Three events are doing the heavy lifting.

First, Nvidia’s COMPUTEX keynote. Huang is expected to showcase the company’s next wave of AI and robotics technology. With Nvidia now worth more than US$5 trillion, every product hint matters. This suggests the market is watching for evidence that demand can keep growing from already-enormous levels.

Second, Broadcom reports on 3 June. Analysts expect revenue of around US$22 billion, up 47% on last year, with AI-related sales jumping roughly 140% to US$10.7 billion. That is a big number, and the question is simple: beat or miss? Because Broadcom has run hard this year, the bar is high, and even a small disappointment could spark profit-taking.

Third, the memory race. Samsung shipped the world’s first samples of its next-generation HBM4E AI memory to global customers, a move to win back ground after falling behind rivals Micron and SK Hynix. There was also a vote of confidence from AI company Anthropic, which named Samsung, Micron and SK Hynix as key partners in its latest funding round. That helped lift Samsung’s shares, and it tells investors something simple but important: the big AI players are locking in their memory suppliers early.

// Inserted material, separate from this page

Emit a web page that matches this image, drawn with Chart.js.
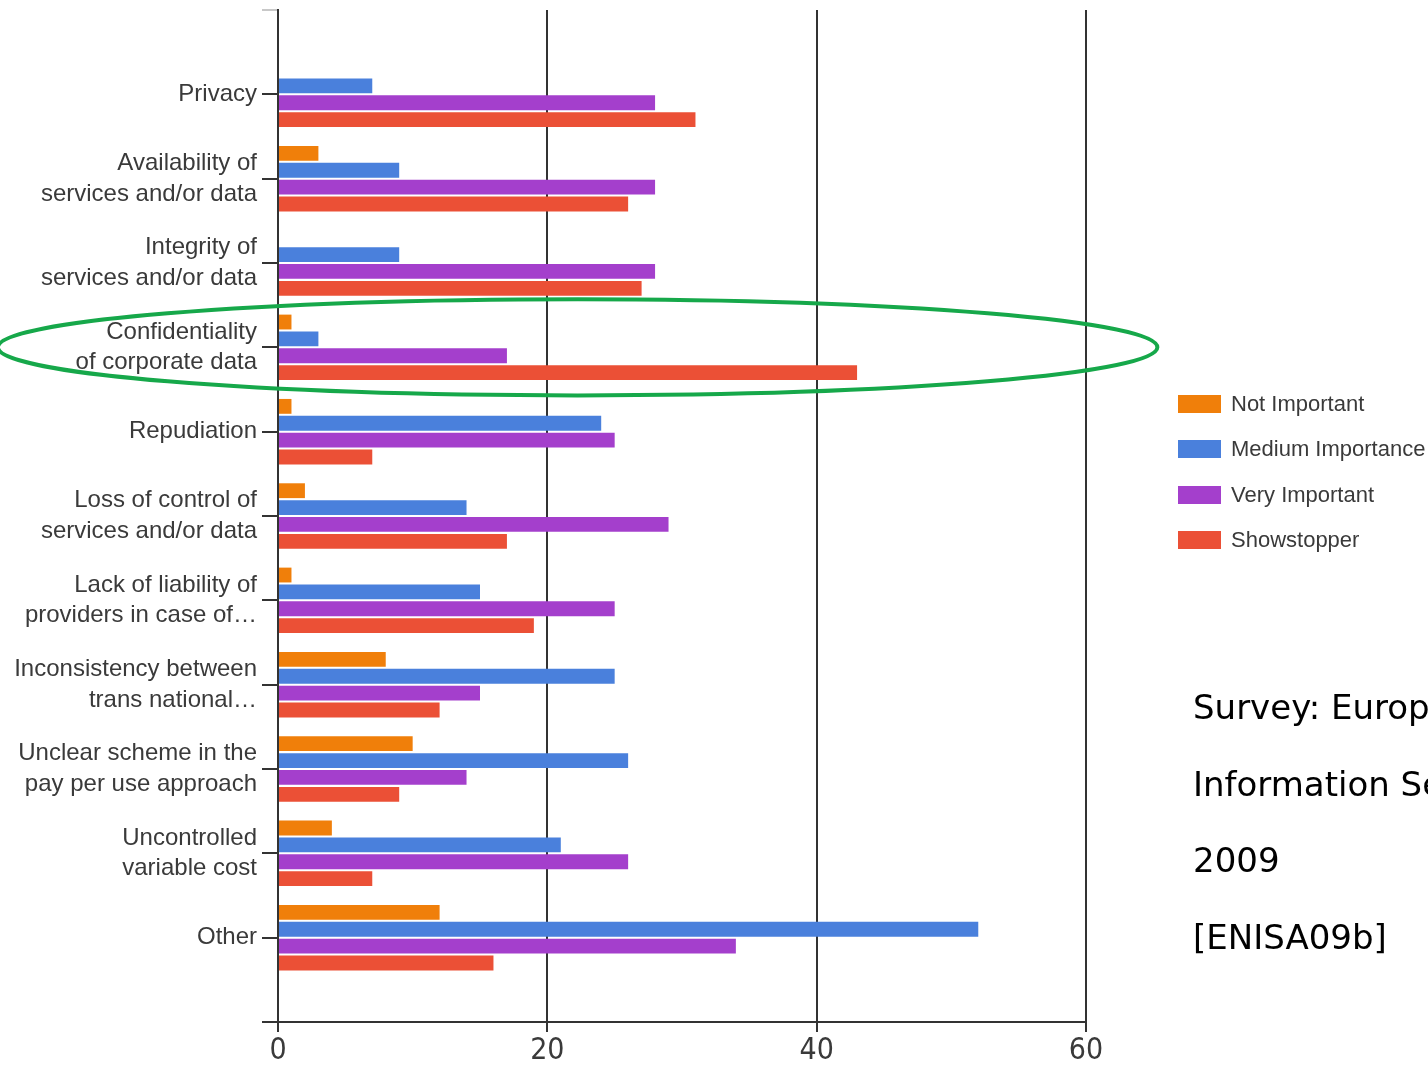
<!DOCTYPE html>
<html>
<head>
<meta charset="utf-8">
<script src="https://cdn.jsdelivr.net/npm/chart.js@4/dist/chart.umd.min.js"></script>
<style>
  html, body { margin: 0; padding: 0; background: #fff; overflow: hidden; }
  #wrap { position: relative; width: 1428px; height: 1067px; overflow: hidden; }
  #chartBox { position: absolute; left: 0; top: 0; width: 1428px; height: 1067px; }
  #legend { position: absolute; left: 1178px; top: 395px; font-family: 'Liberation Sans', Arial, sans-serif; font-size: 22px; color: #3a3a3a; }
  .lg-row { height: 45.3px; position: relative; white-space: nowrap; }
  .lg-box { position: absolute; left: 0; top: 0; width: 43px; height: 18px; }
  .lg-text { position: absolute; left: 53px; top: -4px; line-height: 26px; }
  #note { position: absolute; left: 1193px; top: 669px; font-family: 'DejaVu Sans', sans-serif; font-size: 34px; line-height: 76.7px; color: #000; white-space: nowrap; }
</style>
</head>
<body>
<div id="wrap">
  <div id="chartBox"><canvas id="c"></canvas></div>
  <div id="legend"></div>
  <div id="note"></div>
</div>
<script>
// ---- data ----
const categories = [
  ['Privacy'],
  ['Availability of', 'services and/or data'],
  ['Integrity of', 'services and/or data'],
  ['Confidentiality', 'of corporate data'],
  ['Repudiation'],
  ['Loss of control of', 'services and/or data'],
  ['Lack of liability of', 'providers in case of…'],
  ['Inconsistency between', 'trans national…'],
  ['Unclear scheme in the', 'pay per use approach'],
  ['Uncontrolled', 'variable cost'],
  ['Other']
];
const seriesNames = ['Not Important', 'Medium Importance', 'Very Important', 'Showstopper'];
const notImportant = [0, 3, 0, 1, 1, 2, 1, 8, 10, 4, 12];
const mediumImportance = [7, 9, 9, 3, 24, 14, 15, 25, 26, 21, 52];
const veryImportant = [28, 28, 28, 17, 25, 29, 25, 15, 14, 26, 34];
const showstopper = [31, 26, 27, 43, 7, 17, 19, 12, 9, 7, 16];
const xTicks = [0, 20, 40, 60];
const noteLines = ['Survey: European Network and', 'Information Security Agency,', '2009', '[ENISA09b]'];

// highlighted category (ellipse annotation), in data units
const highlightIndex = 3;
const ellipseXRange = [-20.8, 65.3];
const ellipseHalfHeight = 0.57;

// ---- styles ----
const colors = ['#f07f0a', '#4a80dc', '#a43fcc', '#eb5036'];
const seriesValues = [notImportant, mediumImportance, veryImportant, showstopper];

const datasets = seriesNames.map((name, s) => ({
  label: name,
  data: seriesValues[s].map((v, i) => ({ x: v, y: i })),
  backgroundColor: colors[s],
  borderWidth: 0,
  categoryPercentage: 0.8,
  barPercentage: 0.88
}));

const ellipsePlugin = {
  id: 'ellipse',
  afterDatasetsDraw(chart) {
    const xs = chart.scales.x, ys = chart.scales.y, ctx = chart.ctx;
    const x1 = xs.getPixelForValue(ellipseXRange[0]);
    const x2 = xs.getPixelForValue(ellipseXRange[1]);
    const cy = ys.getPixelForValue(highlightIndex);
    const ry = Math.abs(ys.getPixelForValue(highlightIndex + ellipseHalfHeight) - cy);
    ctx.save();
    ctx.beginPath();
    ctx.ellipse((x1 + x2) / 2, cy, (x2 - x1) / 2, ry, 0, 0, Math.PI * 2);
    ctx.strokeStyle = '#16a84a';
    ctx.lineWidth = 4;
    ctx.stroke();
    ctx.restore();
  }
};

new Chart(document.getElementById('c'), {
  type: 'bar',
  data: { datasets },
  plugins: [ellipsePlugin],
  options: {
    indexAxis: 'y',
    responsive: true,
    maintainAspectRatio: false,
    animation: false,
    layout: { padding: { left: 0, top: 10, right: 342, bottom: 0 } },
    plugins: { legend: { display: false }, tooltip: { enabled: false } },
    scales: {
      x: {
        type: 'linear',
        min: xTicks[0],
        max: xTicks[xTicks.length - 1],
        afterBuildTicks(scale) { scale.ticks = xTicks.map(v => ({ value: v })); },
        grid: { color: '#333', lineWidth: 2, tickLength: 10, drawTicks: true },
        border: { display: true, color: '#333', width: 2 },
        ticks: {
          color: '#3a3a3a',
          padding: 4,
          font: { family: "'Liberation Sans Narrow', 'DejaVu Sans Condensed', 'Liberation Sans', sans-serif", size: 30, lineHeight: 1 }
        },
        afterFit(scale) { scale.height = 45; }
      },
      y: {
        type: 'linear',
        reverse: true,
        offset: false,
        min: -1,
        max: categories.length,
        afterBuildTicks(scale) {
          const t = [];
          for (let i = -1; i <= categories.length; i++) t.push({ value: i });
          scale.ticks = t;
        },
        grid: {
          offset: false,
          drawOnChartArea: false,
          drawTicks: true,
          tickLength: 16,
          lineWidth: 2,
          color: (ctx) => (ctx.tick && ctx.tick.value === -1) ? '#c8c8c8' : '#333'
        },
        border: { display: true, color: '#333', width: 2 },
        ticks: {
          autoSkip: false,
          color: '#3a3a3a',
          padding: 5,
          font: { family: "'Liberation Sans', Arial, sans-serif", size: 24, lineHeight: 1.28 },
          callback(v) {
            return (v >= 0 && v < categories.length) ? categories[v] : '';
          }
        },
        afterFit(scale) { scale.width = 278; scale.paddingTop = 0; scale.paddingBottom = 0; }
      }
    }
  }
});

// legend
const lg = document.getElementById('legend');
seriesNames.forEach((name, s) => {
  const row = document.createElement('div');
  row.className = 'lg-row';
  const box = document.createElement('div');
  box.className = 'lg-box';
  box.style.background = colors[s];
  const txt = document.createElement('div');
  txt.className = 'lg-text';
  txt.textContent = name;
  row.appendChild(box); row.appendChild(txt);
  lg.appendChild(row);
});
const note = document.getElementById('note');
noteLines.forEach(l => { const d = document.createElement('div'); d.textContent = l; note.appendChild(d); });
</script>
</body>
</html>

Even so, Micron has been the standout performer, recently joining the US$1 trillion club after its best month since 1985, driven by a shortage of the high-speed memory that AI needs. For investors, this shows just how tight the memory supply has become.

NVIDIA’s Dominance vs the Rising Competition

NVIDIA still sits at the centre of the AI world. Its chips power most large AI systems, and its software keeps customers locked in, giving it a genuine moat. But the competition is closing in.

The biggest threat is “custom silicon”, chips that giants like Google and Amazon design themselves. This portion of the AI accelerator market is forecast to grow from around 21% in 2025 to nearly 28% in 2026. That may sound technical, but the implication is clear: Nvidia’s largest customers want to rely on it less.

This is where Broadcom and Micron fit in. Broadcom helps build those custom chips, while Micron supplies the memory nearly every AI system needs. In our view, that makes both strong ways to back the AI theme without betting on Nvidia alone.

The Investor’s Takeaway for AI Chip Stocks

The bull case is powerful, but valuations look stretched. AI spending is tipped to reach around US$670 billion in 2026, and mega-cap technology and AI stocks now dominate the market, with the tech sector alone making up over 30% of the S&P 500. That concentration is the key risk: if AI spending slows, the fall could be sharp, and these names would likely lead it down.

For long-term investors who believe in the AI build-out, pullbacks may offer better entry points than chasing strength. More cautious investors may prefer to wait for this week’s results before acting. Either way, watch Broadcom’s earnings on 3 June closely. It is the clearest near-term signal of whether AI demand is still accelerating.